In 1634 Sir George Douglas, ambassador from Charles I to Poland, visited Ramsay at Hanau. In 1635 the imperialists besieged Hanau, which Ramsay defended with the greatest skill and pertinacity. The besieged were reduced to feeding on cats and dogs, but in June 1636 William, landgrave of Hesse, aided by the Swedes under Sir Alexander Leslie, raised the siege. Ramsay utilised the respite which this victory gave him to victual the place against a new siege, and to send provisions to the French garrison of Ehrenbreitstein or Hermanstein. In June 1636 Hermanstein surrendered, and in the following month Hanau was besieged by the forces of the elector of Mainz and the bishop of Würzburg under Baron Metternich. At the same time Philip Maurice, count of Hanau, made his peace with the emperor, and relinquished the Swedish cause. Seeing the impossibility of maintaining himself in Hanau, Ramsay agreed to evacuate the city on honourable terms. He was to receive fifty thousand reichsthalers (about 15,000l.), to be paid to his wife in Scotland, to be secured an equivalent for his lands in Mecklenburg, and to be conducted safely to the Swedish quarters. Till the terms were carried out he was to be allowed to stay in Hanau as a private man. In a few weeks, however, Ramsay saw reason to believe that the agreement would not be fairly executed, and in December 1637 he made the count of Hanau prisoner, and retook possession of Hanau. He was not strong enough to hold it, and on 12 February 1638 it was surprised by Louis Henry, Count of Nassau-Dillenburg. Ramsay, who defended himself to the last, was severely wounded, and died a prisoner in the castle of Dillenburg on 29 June 1639.

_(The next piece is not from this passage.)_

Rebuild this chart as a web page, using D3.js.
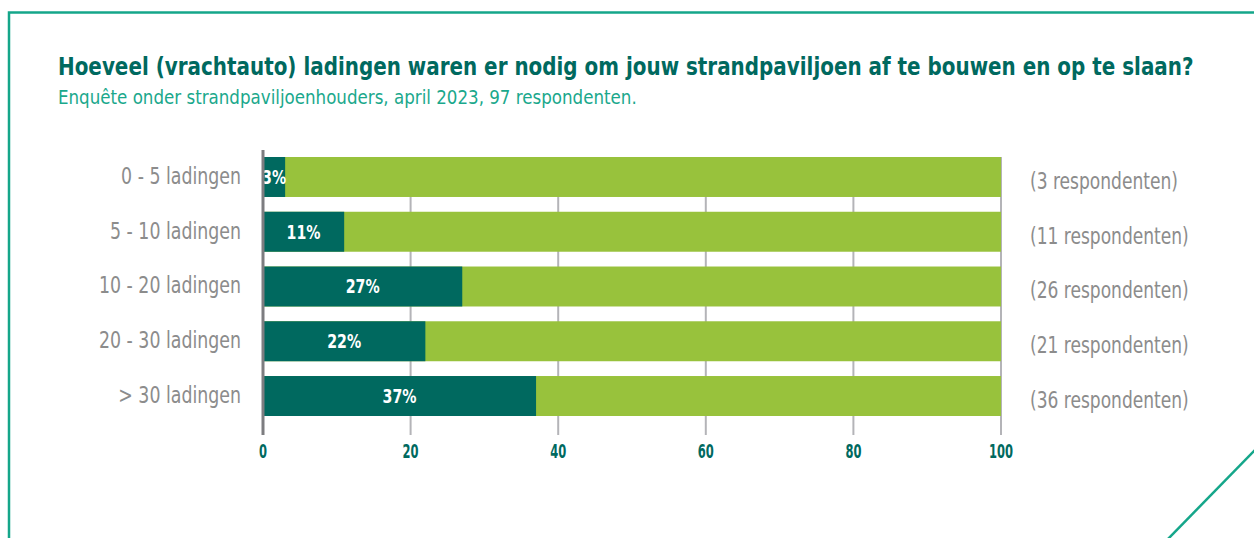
<!DOCTYPE html>
<html>
<head>
<meta charset="utf-8">
<script src="https://cdn.jsdelivr.net/npm/d3@7"></script>
<style>
  body { margin: 0; background: #fff; }
  svg { display: block; }
</style>
</head>
<body>
<script>
const width = 1254
const height = 538

const categories = ['0 - 5 ladingen', '5 - 10 ladingen', '10 - 20 ladingen', '20 - 30 ladingen', '> 30 ladingen']
const percentages = [3, 11, 27, 22, 37]
const respondents = [3, 11, 26, 21, 36]
const ticks = [0, 20, 40, 60, 80, 100]

const font = '"DejaVu Sans Condensed", "Liberation Sans Narrow", sans-serif'
const darkTeal = '#00695f'
const green = '#98c23c'
const frame = '#15a68a'
const grey = '#8c8c8c'

const svg = d3.select('body').append('svg')
  .attr('width', width)
  .attr('height', height)

// squeeze text horizontally so a sample string gets the width it has in the picture
function squeeze(sel, sample, target) {
  const node = sel.node()
  const probe = svg.append('text')
    .attr('font-family', node.getAttribute('font-family'))
    .attr('font-size', node.getAttribute('font-size'))
    .attr('font-weight', node.getAttribute('font-weight'))
    .text(sample)
  const k = target / probe.node().getComputedTextLength()
  probe.remove()
  sel.each(function () {
    const x0 = +this.getAttribute('x')
    d3.select(this).attr('transform', `translate(${x0},0) scale(${k},1) translate(${-x0},0)`)
  })
}

// frame
svg.append('path')
  .attr('d', `M9,538 V12.5 H${width}`)
  .attr('fill', 'none')
  .attr('stroke', frame)
  .attr('stroke-width', 2.5)
svg.append('line')
  .attr('x1', 1167).attr('y1', 540)
  .attr('x2', 1256).attr('y2', 449)
  .attr('stroke', frame)
  .attr('stroke-width', 2.5)

const title = svg.append('text')
  .attr('x', 58).attr('y', 75)
  .attr('font-family', font)
  .attr('font-weight', 'bold')
  .attr('font-size', 25)
  .attr('fill', darkTeal)
  .text('Hoeveel (vrachtauto) ladingen waren er nodig om jouw strandpaviljoen af te bouwen en op te slaan?')
squeeze(title, title.text(), 1136)

const subtitle = svg.append('text')
  .attr('x', 58).attr('y', 104)
  .attr('font-family', font)
  .attr('font-size', 20)
  .attr('fill', '#1aa88c')
  .text('Enquête onder strandpaviljoenhouders, april 2023, 97 respondenten.')
squeeze(subtitle, subtitle.text(), 579)

const x = d3.scaleLinear().domain([0, 100]).range([263, 1001])
const y = d3.scaleBand().domain(categories).range([157, 416]).paddingInner(0.27).paddingOuter(0)

// gridlines
svg.append('g')
  .selectAll('line')
  .data(ticks.slice(1))
  .enter().append('line')
    .attr('x1', d => x(d)).attr('x2', d => x(d))
    .attr('y1', 157).attr('y2', 435)
    .attr('stroke', '#b4b4b8')
    .attr('stroke-width', 2)

const rows = svg.append('g')
  .selectAll('g')
  .data(categories)
  .enter().append('g')

rows.append('rect')
  .attr('x', x(0))
  .attr('y', d => y(d))
  .attr('width', x(100) - x(0))
  .attr('height', y.bandwidth())
  .attr('fill', green)

rows.append('rect')
  .attr('x', x(0))
  .attr('y', d => y(d))
  .attr('width', (d, i) => x(percentages[i]) - x(0))
  .attr('height', y.bandwidth())
  .attr('fill', darkTeal)

const pct = rows.append('text')
  .attr('x', (d, i) => (x(0) + x(percentages[i])) / 2)
  .attr('y', d => y(d) + y.bandwidth() / 2 + 7)
  .attr('text-anchor', 'middle')
  .attr('font-family', font)
  .attr('font-weight', 'bold')
  .attr('font-size', 20)
  .attr('fill', '#fff')
  .text((d, i) => percentages[i] + '%')
squeeze(pct, '37%', 34)

const cat = rows.append('text')
  .attr('x', 241)
  .attr('y', d => y(d) + y.bandwidth() / 2 + 7)
  .attr('text-anchor', 'end')
  .attr('font-family', font)
  .attr('font-size', 23)
  .attr('fill', grey)
  .text(d => d)
squeeze(cat, '0 - 5 ladingen', 120)

const resp = rows.append('text')
  .attr('x', 1030)
  .attr('y', d => y(d) + y.bandwidth() / 2 + 12)
  .attr('font-family', font)
  .attr('font-size', 23)
  .attr('fill', grey)
  .text((d, i) => '(' + respondents[i] + ' respondenten)')
squeeze(resp, '(3 respondenten)', 148)

// zero axis line
svg.append('line')
  .attr('x1', x(0)).attr('x2', x(0))
  .attr('y1', 150).attr('y2', 435)
  .attr('stroke', '#7d7d80')
  .attr('stroke-width', 3)

// tick labels
const tickLabels = svg.append('g')
  .selectAll('text')
  .data(ticks)
  .enter().append('text')
    .attr('x', d => x(d))
    .attr('y', 458)
    .attr('text-anchor', 'middle')
    .attr('font-family', font)
    .attr('font-weight', 'bold')
    .attr('font-size', 20)
    .attr('fill', darkTeal)
    .text(d => d)
squeeze(tickLabels, '100', 24)
</script>
</body>
</html>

An engraved portrait by Sebastian Furck, representing Ramsay in armour, and dated 1636, describes him as aged 47 in that year. But in the version of the same portrait prefixed to Dalrymple's memoir his age is given as 57. Monro describes Ramsay as ‘called the black,’ apparently to distinguish him from another Sir James Ramsay, ‘called the fair,’ who was also in the service of Gustavus Adolphus. This second Sir James Ramsay was colonel of a regiment of English foot in the Swedish army, and returned to England with the Marquis of Hamilton in 1632. He died at London before 1637, the date of the publication of Monro's book. Probably he was the Ramsay who commanded a regiment in the expedition to Rhé. A third Sir James Ramsay commanded the left wing of the parliamentary horse at the battle of Edgehill. His troops ran away at the first charge, and he was tried by court-martial at St. Albans on 5 November 1642. The court reported that he had done all that it became a gallant man to do. In December 1642, Essex sent Ramsay to fortify Marlborough, and he was taken prisoner at its capture by the royalists on 5 December. Ramsay subsequently commanded a regiment of horse in Essex's expedition to relieve Gloucester, and did good service.